CHURCHES - yes, churches. You may not act-up in your own church for fear that people will find out the 'real you,' so you might be tempted to show-out if you are invited to attend a different church with friends. Please, do not say, "Is this choir holding a sacred hymnal marathon this morning?" and bang the pews. Some churches, although humble and care for others, will have enough and the deacons or elders will show you their parking lot.
DOCTOR'S OFFICES - this, my friend, is a very-sensitive place to show your true colors of using profanity, talking loud, and making noise out of aggravation for not being next in line. I have known of some doctors themselves coming out of their examination rooms to ask a stand-out troublemaker in the waiting room the door. Doctors and nurses take their callings seriously. Remember this when you are sick and have to visit a doctor's office.
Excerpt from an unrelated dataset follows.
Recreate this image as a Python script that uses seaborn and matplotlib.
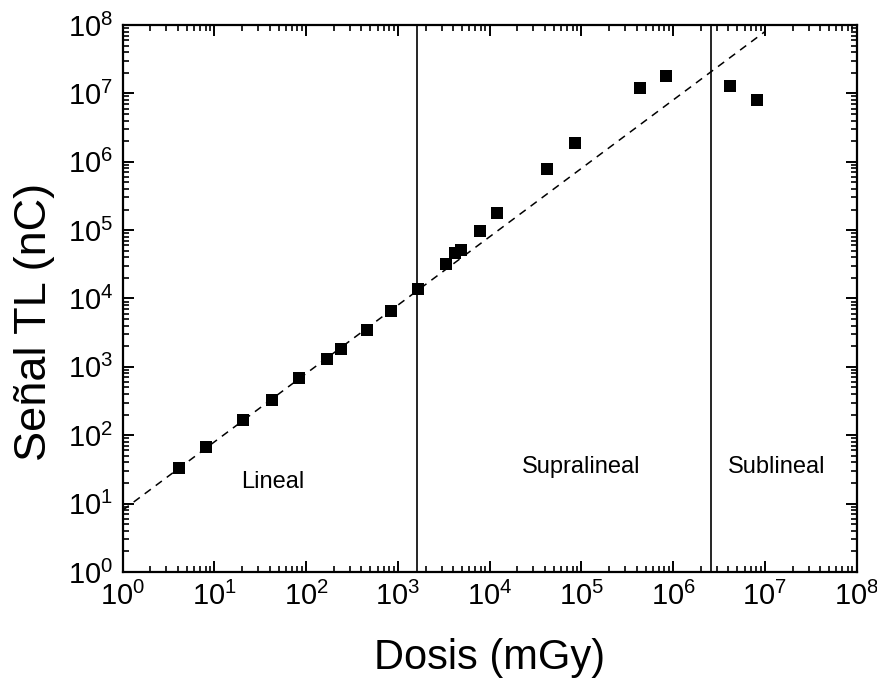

POLICE STATIONS - especially police stations. Above all the rest. Do not act-up, show-out, make a public spectacle of yourself or you will be in a lot of trouble. "What would I be doing at a police station?" you ask. Well, what if you are called in by the police to tell what happened at an automobile wreck you witnessed. Or you want to report some suspicious activity on your block. You need to first, think, like I said earlier, yes, relax to the best of your ability, and focus on where you are at. You are not at a quaint little restaurant where a "Millie Jo" works. No, friend. You are in the place where the men in blue work protecting me and people like you from vicious criminals. And keep in mind that policemen, like firefighters, EMT's and ambulance workers, put their lives on the line everyday. For little or no respect. It would serve you to learn to respect policemen, state troopers, firefighters, EMT's, ambulance workers . . .
And people who write articles in HubPages.
Just threw that in there. I thought it couldn't hurt.